One duffel bag, an air mattress, and a plastic box fan in hand, I entered the Holy Spirit High School classroom in Absecon where I would be staying for the next week. I was embarking on a week of serving others and living simply.
This was the Camden Diocese’s annual Summer in the City (SITC) mission trip. Throughout the week, 48 other high school-aged teenagers and I would be volunteering at various sites throughout Atlantic City. I had no idea what I was up against, or how comfortable I was going to be among scores of unfamiliar faces, but I was willing to approach it with an open mind. As Karrie, my group leader, later told me, “You get from it what you take from it.”
One of the highlights of the week was serving at Sister Jean’s Kitchen. Frank, the man who had been running the kitchen for the past year, emphasized that at Sister Jean’s, “We don’t call them homeless, we call them needy.”
He told us that anyone could be in a job one day, and out of it the next. Just because a person was down on their luck or in-between jobs did not mean that they were a lost cause or that they were not trying to better themselves. That was what was most important to Frank—he worked to help those in need, and that was that.
The day of service that sticks out to me the most is the last day. My group went to the Rescue Mission to help sort donated clothes. Although there was a mountain of clothes to sort, after only an hour or so we got a call that they needed help at the Rescue Mission’s farm. We got back on the bus and went to pick up another group, whose work was cut short because their supervisor had to leave early.

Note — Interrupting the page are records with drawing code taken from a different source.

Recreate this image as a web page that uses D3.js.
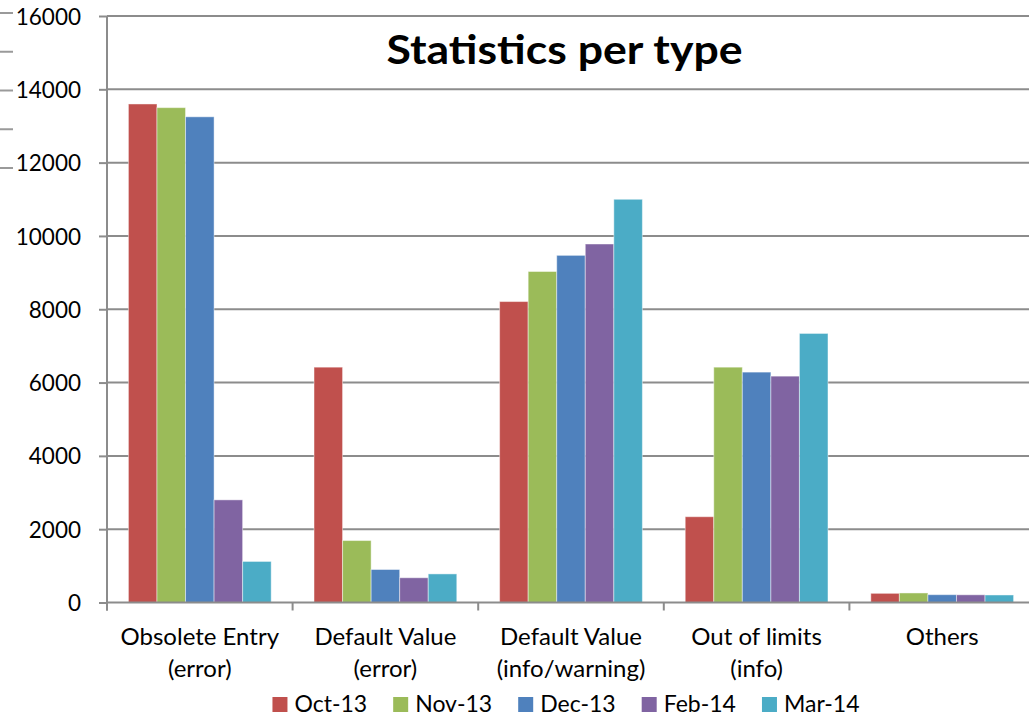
<!DOCTYPE html>
<html>
<head>
<meta charset="utf-8">
<script src="https://cdn.jsdelivr.net/npm/d3@7"></script>
<style>
  html, body { margin: 0; padding: 0; background: #fff; }
  svg { display: block; font-family: Lato, "Open Sans", sans-serif; }
</style>
</head>
<body>
<svg id="chart" width="1029" height="717"></svg>
<script>
const categories = [
  ["Obsolete Entry", "(error)"],
  ["Default Value", "(error)"],
  ["Default Value", "(info/warning)"],
  ["Out of limits", "(info)"],
  ["Others"]
];
const seriesNames = ["Oct-13", "Nov-13", "Dec-13", "Feb-14", "Mar-14"];
const seriesColors = ["#C0504D", "#9BBB59", "#4F81BD", "#8064A2", "#4BACC6"];
const oct13 = [13600, 6420, 8210, 2340, 250];
const nov13 = [13500, 1690, 9030, 6420, 260];
const dec13 = [13250, 900, 9470, 6285, 213];
const feb14 = [2800, 675, 9780, 6175, 210];
const mar14 = [1120, 780, 11000, 7340, 205];
const seriesValues = [oct13, nov13, dec13, feb14, mar14];
const yTicks = [0, 2000, 4000, 6000, 8000, 10000, 12000, 14000, 16000];
const title = "Statistics per type";

const svg = d3.select("#chart");
const W = 1029, H = 717;
const m = { left: 107, top: 16, right: -6, bottom: 114.5 };
const y = d3.scaleLinear().domain([0, 16000]).range([H - m.bottom, m.top]);
const catIdx = d3.range(categories.length);
const x0 = d3.scaleBand().domain(catIdx).range([m.left, W - m.right]).paddingInner(0).paddingOuter(0);
const x1 = d3.scaleBand().domain(d3.range(seriesNames.length)).range([0, x0.bandwidth()]).paddingInner(0).paddingOuter(0.75);

const grid = "#8c8c8c";

// decorative stray ticks on far left edge (cropped neighbouring axis)
const stray = d3.scaleLinear().domain([0, 4]).range([13, 168]);
svg.append("g").selectAll("line").data(d3.range(5)).join("line")
  .attr("x1", 0).attr("x2", 13)
  .attr("y1", d => stray(d)).attr("y2", d => stray(d))
  .attr("stroke", "#9a9a9a").attr("stroke-width", 2);

// gridlines
svg.append("g").selectAll("line").data(yTicks.filter(t => t > 0)).join("line")
  .attr("x1", m.left).attr("x2", W)
  .attr("y1", d => y(d)).attr("y2", d => y(d))
  .attr("stroke", grid).attr("stroke-width", 2);

// y axis
const yAxis = svg.append("g").attr("transform", `translate(${m.left},0)`)
  .call(d3.axisLeft(y).tickValues(yTicks).tickSize(8).tickPadding(18).tickFormat(d3.format("d")));
yAxis.select(".domain").attr("stroke", grid).attr("stroke-width", 2).attr("d", `M0,${y(0)+8}V${y(16000)}`);
yAxis.selectAll(".tick line").attr("stroke", grid).attr("stroke-width", 2);
yAxis.selectAll(".tick text").attr("fill", "#000").style("font-size", "22.5px").style("font-family", "Lato").attr("dy", "0.36em");

// bars
const groups = svg.append("g").selectAll("g").data(seriesValues).join("g")
  .attr("fill", (d, i) => seriesColors[i]);
groups.each(function(vals, si) {
  d3.select(this).selectAll("rect").data(vals).join("rect")
    .attr("x", (v, ci) => x0(ci) + x1(si))
    .attr("width", x1.bandwidth())
    .attr("y", v => y(v))
    .attr("height", v => y(0) - y(v))
    .attr("stroke", "rgba(255,255,255,0.45)")
    .attr("stroke-width", 1);
});

// x axis line and ticks
svg.append("line").attr("x1", m.left).attr("x2", W).attr("y1", y(0)).attr("y2", y(0))
  .attr("stroke", grid).attr("stroke-width", 2);
svg.append("g").selectAll("line").data(d3.range(categories.length + 1)).join("line")
  .attr("x1", d => m.left + d * x0.step()).attr("x2", d => m.left + d * x0.step())
  .attr("y1", y(0)).attr("y2", y(0) + 8)
  .attr("stroke", grid).attr("stroke-width", 2);

// category labels
const labels = svg.append("g").selectAll("text").data(categories).join("text")
  .attr("x", (d, i) => x0(i) + x0.bandwidth() / 2)
  .attr("y", 645)
  .attr("text-anchor", "middle")
  .style("font-size", "24px")
  .attr("fill", "#000");
labels.selectAll("tspan").data(d => d).join("tspan")
  .attr("x", function() { return this.parentNode.getAttribute("x"); })
  .attr("dy", (d, i) => i === 0 ? 0 : 32)
  .text(d => d);

// title
svg.append("text").attr("x", 564.5).attr("y", 64).attr("text-anchor", "middle")
  .style("font-size", "40px").style("font-weight", "bold").attr("fill", "#000")
  .attr("textLength", 356).attr("lengthAdjust", "spacingAndGlyphs").text(title);

// legend
const legend = svg.append("g");
const items = legend.selectAll("g").data(seriesNames).join("g");
items.append("rect").attr("width", 15).attr("height", 15).attr("y", 697)
  .attr("fill", (d, i) => seriesColors[i]);
items.append("text").attr("x", 22).attr("y", 712).style("font-size", "23px").attr("fill", "#000").text(d => d);
const gap = 26;
let cx = 0;
const offs = [];
items.each(function() { offs.push(cx); cx += this.getBBox().width + gap; });
const totalW = cx - gap;
const startX = 566 - totalW / 2;
items.attr("transform", (d, i) => `translate(${startX + offs[i]},0)`);
</script>
</body>
</html>
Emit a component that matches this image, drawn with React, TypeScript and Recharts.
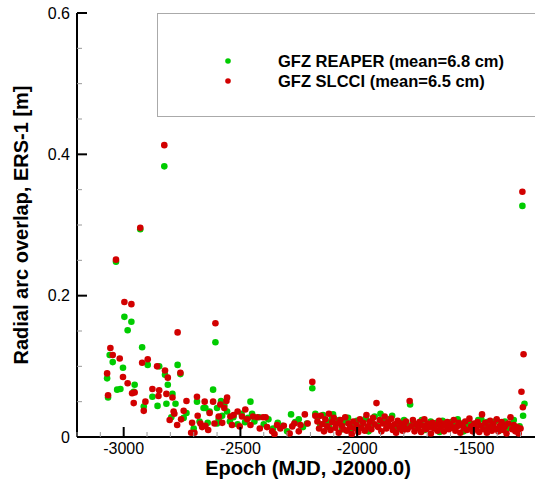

Karrie told me and a few other girls that we didn’t have to go and work in the 96 degree heat, but I was up for the challenge.
The day’s plan had turned on a dime, but Karrie saw the unexpected jumble as an opportunity to apply the situation to real world scenarios.
“You are all workers,” she said. “Some of you were fired because your boss no longer needed you. Now you are homeless or starting a new job out of necessity, even though it’s not the best job. For others of you, your supervisor sent you to work somewhere else, even though you didn’t necessarily want to. Some of you could not do the work and are now homeless too, while others of you stepped up to the challenge and kept your job.”
So those of us who went to the farm were migrant workers for the day. Granted we had it a bit better than the average migrant worker, but the idea was still there, and we got to experience it firsthand. That is what struck me most about SITC—it gave us experiences that made greater real world occurrences tangible.
By the end of my week at SITC, I had gotten to know over 60 people, the most amazing and likable people I have ever met. On top of that, I discovered the most important effect SITC had on me once I got home—it was a greater sense of being. During the week, I discovered how stimulating it is to actively serve and seek new experiences. SITC weakened my priority for superfluities, and sharpened my focus on making a positive influence on the world.
Father James King, the presiding priest at Holy Spirit, really hit it home with his homily on one of the last nights. He spoke about an experience he had on a visit to India, where at Mother Teresa’s Home for the Dying he was tasked with helping a sick man take a bath and eat a meal, a humbling experience to say the least.
“When Jesus said feed the hungry, he didn’t mean donate to your local food bank—but that’s good! We should do that too… He meant feed the hungry. That’s not for them, that’s for you.”
Amanda Paule is a member of Saint Elizabeth Ann Seton Parish, Absecon.